**Given instruction**
Omit all images. Transcribe the rest of the material below exactly.

<<<<

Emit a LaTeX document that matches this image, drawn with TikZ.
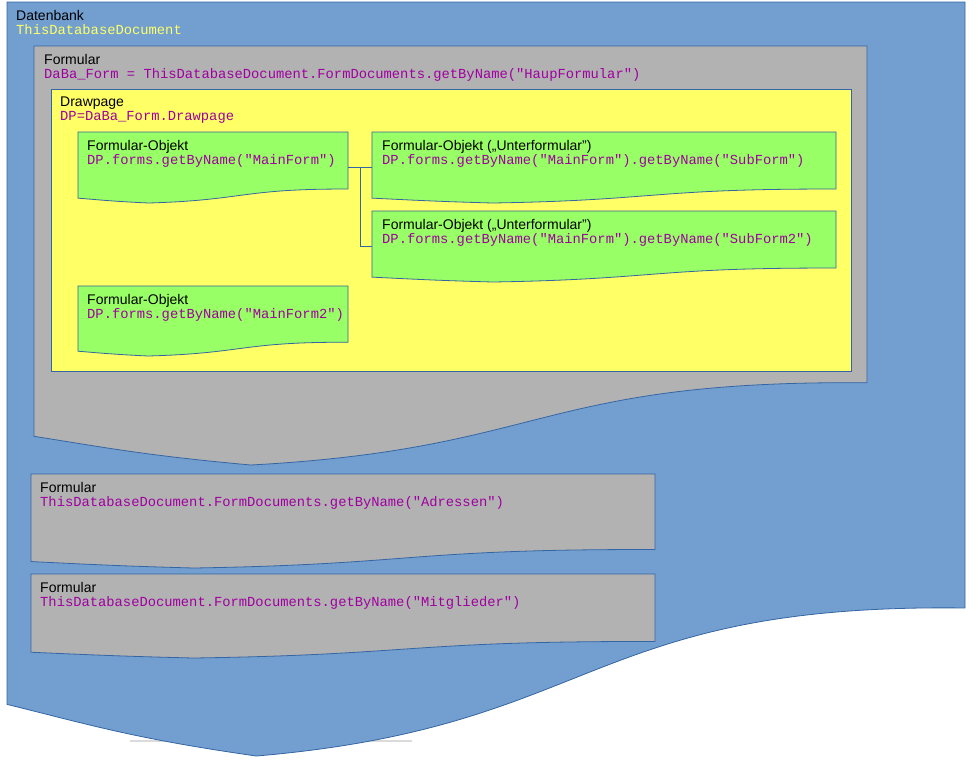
\documentclass[tikz,border=0pt]{standalone}
\usepackage{fontspec}
\setmainfont{Liberation Sans}
\setmonofont{Liberation Mono}
\usepackage{tikz}
\usetikzlibrary{calc}
\definecolor{db_blue}{RGB}{114, 159, 207}
\definecolor{db_line}{RGB}{52, 101, 164}
\definecolor{db_gray}{RGB}{178, 178, 178}
\definecolor{db_yellow}{RGB}{255, 255, 102}
\definecolor{db_green}{RGB}{153, 255, 102}
\definecolor{db_code}{RGB}{160, 0, 160}
\definecolor{db_name}{RGB}{255, 255, 102}
\newcommand{\code}[1]{{\fontsize{13.8}{14}\ttfamily\color{db_code}#1}}
% document outline (flowchart "document") over the area of a node
\newcommand{\docshape}[2]{%
  \filldraw[#2] let \p1=(#1.north west), \p2=(#1.south east),
      \n1={(\x2)-(\x1)}, \n2={(\y2)-(\y1)} in
    (\x1,\y1) -- (\x2,\y1) -- (\x2,{\y1+0.8037*\n2})
    .. controls ({\x1+0.6042*\n1},{\y1+0.7972*\n2})
            and ({\x1+0.6176*\n1},{\y1+0.9616*\n2}) .. ({\x1+0.2602*\n1},\y2)
    .. controls ({\x1+0.1324*\n1},{\y1+0.9769*\n2})
            and ({\x1+0.0856*\n1},{\y1+0.9583*\n2}) .. (\x1,{\y1+0.9315*\n2})
    -- cycle;}

\begin{document}
\begin{tikzpicture}[x=1pt, y=-1pt,
        area/.style={rectangle, inner sep=0pt, outer sep=0pt, anchor=north west},
        txt/.style={anchor=north west, inner sep=0pt, align=left,
                    font=\fontsize{14}{14}\selectfont},
        bluebox/.style={fill=db_blue, draw=db_line, line width=0.8pt},
        graybox/.style={fill=db_gray, draw=db_line, line width=0.8pt},
        greenbox/.style={fill=db_green, draw=db_line, line width=0.8pt},
        link/.style={draw=db_line, line width=0.8pt},
      ]
        \useasboundingbox (0,0) rectangle (980,764);

        \draw[black!14, line width=1.5pt] (130,741) -- (412,741);

        % Datenbank
        \node[area, minimum width=958pt, minimum height=754pt] (db) at (7,2) {};
        \docshape{db}{bluebox}
        \node[txt] (db-t) at ([shift={(9,8)}]db.north west)
          {Datenbank\\{\fontsize{13.8}{14}\ttfamily\color{db_name}ThisDatabaseDocument}};

        % Formular HaupFormular
        \node[area, minimum width=833pt, minimum height=419pt] (haupt) at (34,46) {};
        \docshape{haupt}{graybox}
        \node[txt] (haupt-t) at ([shift={(10,8)}]haupt.north west)
          {Formular\\\code{DaBa\_Form = ThisDatabaseDocument.FormDocuments.getByName("HaupFormular")}};

        % Drawpage
        \node[area, minimum width=800pt, minimum height=282pt,
              fill=db_yellow, draw=db_line, line width=0.8pt] (dp) at (51,89) {};
        \node[txt] (dp-t) at ([shift={(9,8)}]dp.north west)
          {Drawpage\\\code{DP=DaBa\_Form.Drawpage}};

        % Formular-Objekte
        \node[area, minimum width=270pt, minimum height=71pt] (main) at (78,132) {};
        \docshape{main}{greenbox}
        \node[txt] (main-t) at ([shift={(9,8)}]main.north west)
          {Formular-Objekt\\\code{DP.forms.getByName("MainForm")}};

        \node[area, minimum width=464pt, minimum height=71pt] (sub1) at (372,132) {};
        \docshape{sub1}{greenbox}
        \node[txt] (sub1-t) at ([shift={(10,8)}]sub1.north west)
          {Formular-Objekt („Unterformular”)\\\code{DP.forms.getByName("MainForm").getByName("SubForm")}};

        \node[area, minimum width=464pt, minimum height=71pt] (sub2) at (372,211) {};
        \docshape{sub2}{greenbox}
        \node[txt] (sub2-t) at ([shift={(10,8)}]sub2.north west)
          {Formular-Objekt („Unterformular”)\\\code{DP.forms.getByName("MainForm").getByName("SubForm2")}};

        \node[area, minimum width=270pt, minimum height=70pt] (main2) at (78,286) {};
        \docshape{main2}{greenbox}
        \node[txt] (main2-t) at ([shift={(9,8)}]main2.north west)
          {Formular-Objekt\\\code{DP.forms.getByName("MainForm2")}};

        \draw[link] (main.east) -- (sub1.west);
        \draw[link] ($(main.east)!0.5!(sub1.west)$) |- (sub2.west);

        % weitere Formulare
        \node[area, minimum width=624pt, minimum height=94pt] (adr) at (31,474) {};
        \docshape{adr}{graybox}
        \node[txt] (adr-t) at ([shift={(9,8)}]adr.north west)
          {Formular\\\code{ThisDatabaseDocument.FormDocuments.getByName("Adressen")}};

        \node[area, minimum width=624pt, minimum height=84pt] (mit) at (31,574) {};
        \docshape{mit}{graybox}
        \node[txt] (mit-t) at ([shift={(9,8)}]mit.north west)
          {Formular\\\code{ThisDatabaseDocument.FormDocuments.getByName("Mitglieder")}};
      \end{tikzpicture}
\end{document}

>>>>

**Solution to the problem**
Emit a LaTeX document that matches this image, drawn with TikZ.
\documentclass[tikz,border=0pt]{standalone}
\usepackage{fontspec}
\setmainfont{Liberation Sans}
\setmonofont{Liberation Mono}
\usepackage{tikz}
\usetikzlibrary{calc}
\definecolor{db_blue}{RGB}{114, 159, 207}
\definecolor{db_line}{RGB}{52, 101, 164}
\definecolor{db_gray}{RGB}{178, 178, 178}
\definecolor{db_yellow}{RGB}{255, 255, 102}
\definecolor{db_green}{RGB}{153, 255, 102}
\definecolor{db_code}{RGB}{160, 0, 160}
\definecolor{db_name}{RGB}{255, 255, 102}
\newcommand{\code}[1]{{\fontsize{13.8}{14}\ttfamily\color{db_code}#1}}
% document outline (flowchart "document") over the area of a node
\newcommand{\docshape}[2]{%
  \filldraw[#2] let \p1=(#1.north west), \p2=(#1.south east),
      \n1={(\x2)-(\x1)}, \n2={(\y2)-(\y1)} in
    (\x1,\y1) -- (\x2,\y1) -- (\x2,{\y1+0.8037*\n2})
    .. controls ({\x1+0.6042*\n1},{\y1+0.7972*\n2})
            and ({\x1+0.6176*\n1},{\y1+0.9616*\n2}) .. ({\x1+0.2602*\n1},\y2)
    .. controls ({\x1+0.1324*\n1},{\y1+0.9769*\n2})
            and ({\x1+0.0856*\n1},{\y1+0.9583*\n2}) .. (\x1,{\y1+0.9315*\n2})
    -- cycle;}

\begin{document}
\begin{tikzpicture}[x=1pt, y=-1pt,
        area/.style={rectangle, inner sep=0pt, outer sep=0pt, anchor=north west},
        txt/.style={anchor=north west, inner sep=0pt, align=left,
                    font=\fontsize{14}{14}\selectfont},
        bluebox/.style={fill=db_blue, draw=db_line, line width=0.8pt},
        graybox/.style={fill=db_gray, draw=db_line, line width=0.8pt},
        greenbox/.style={fill=db_green, draw=db_line, line width=0.8pt},
        link/.style={draw=db_line, line width=0.8pt},
      ]
        \useasboundingbox (0,0) rectangle (980,764);

        \draw[black!14, line width=1.5pt] (130,741) -- (412,741);

        % Datenbank
        \node[area, minimum width=958pt, minimum height=754pt] (db) at (7,2) {};
        \docshape{db}{bluebox}
        \node[txt] (db-t) at ([shift={(9,8)}]db.north west)
          {Datenbank\\{\fontsize{13.8}{14}\ttfamily\color{db_name}ThisDatabaseDocument}};

        % Formular HaupFormular
        \node[area, minimum width=833pt, minimum height=419pt] (haupt) at (34,46) {};
        \docshape{haupt}{graybox}
        \node[txt] (haupt-t) at ([shift={(10,8)}]haupt.north west)
          {Formular\\\code{DaBa\_Form = ThisDatabaseDocument.FormDocuments.getByName("HaupFormular")}};

        % Drawpage
        \node[area, minimum width=800pt, minimum height=282pt,
              fill=db_yellow, draw=db_line, line width=0.8pt] (dp) at (51,89) {};
        \node[txt] (dp-t) at ([shift={(9,8)}]dp.north west)
          {Drawpage\\\code{DP=DaBa\_Form.Drawpage}};

        % Formular-Objekte
        \node[area, minimum width=270pt, minimum height=71pt] (main) at (78,132) {};
        \docshape{main}{greenbox}
        \node[txt] (main-t) at ([shift={(9,8)}]main.north west)
          {Formular-Objekt\\\code{DP.forms.getByName("MainForm")}};

        \node[area, minimum width=464pt, minimum height=71pt] (sub1) at (372,132) {};
        \docshape{sub1}{greenbox}
        \node[txt] (sub1-t) at ([shift={(10,8)}]sub1.north west)
          {Formular-Objekt („Unterformular”)\\\code{DP.forms.getByName("MainForm").getByName("SubForm")}};

        \node[area, minimum width=464pt, minimum height=71pt] (sub2) at (372,211) {};
        \docshape{sub2}{greenbox}
        \node[txt] (sub2-t) at ([shift={(10,8)}]sub2.north west)
          {Formular-Objekt („Unterformular”)\\\code{DP.forms.getByName("MainForm").getByName("SubForm2")}};

        \node[area, minimum width=270pt, minimum height=70pt] (main2) at (78,286) {};
        \docshape{main2}{greenbox}
        \node[txt] (main2-t) at ([shift={(9,8)}]main2.north west)
          {Formular-Objekt\\\code{DP.forms.getByName("MainForm2")}};

        \draw[link] (main.east) -- (sub1.west);
        \draw[link] ($(main.east)!0.5!(sub1.west)$) |- (sub2.west);

        % weitere Formulare
        \node[area, minimum width=624pt, minimum height=94pt] (adr) at (31,474) {};
        \docshape{adr}{graybox}
        \node[txt] (adr-t) at ([shift={(9,8)}]adr.north west)
          {Formular\\\code{ThisDatabaseDocument.FormDocuments.getByName("Adressen")}};

        \node[area, minimum width=624pt, minimum height=84pt] (mit) at (31,574) {};
        \docshape{mit}{graybox}
        \node[txt] (mit-t) at ([shift={(9,8)}]mit.north west)
          {Formular\\\code{ThisDatabaseDocument.FormDocuments.getByName("Mitglieder")}};
      \end{tikzpicture}
\end{document}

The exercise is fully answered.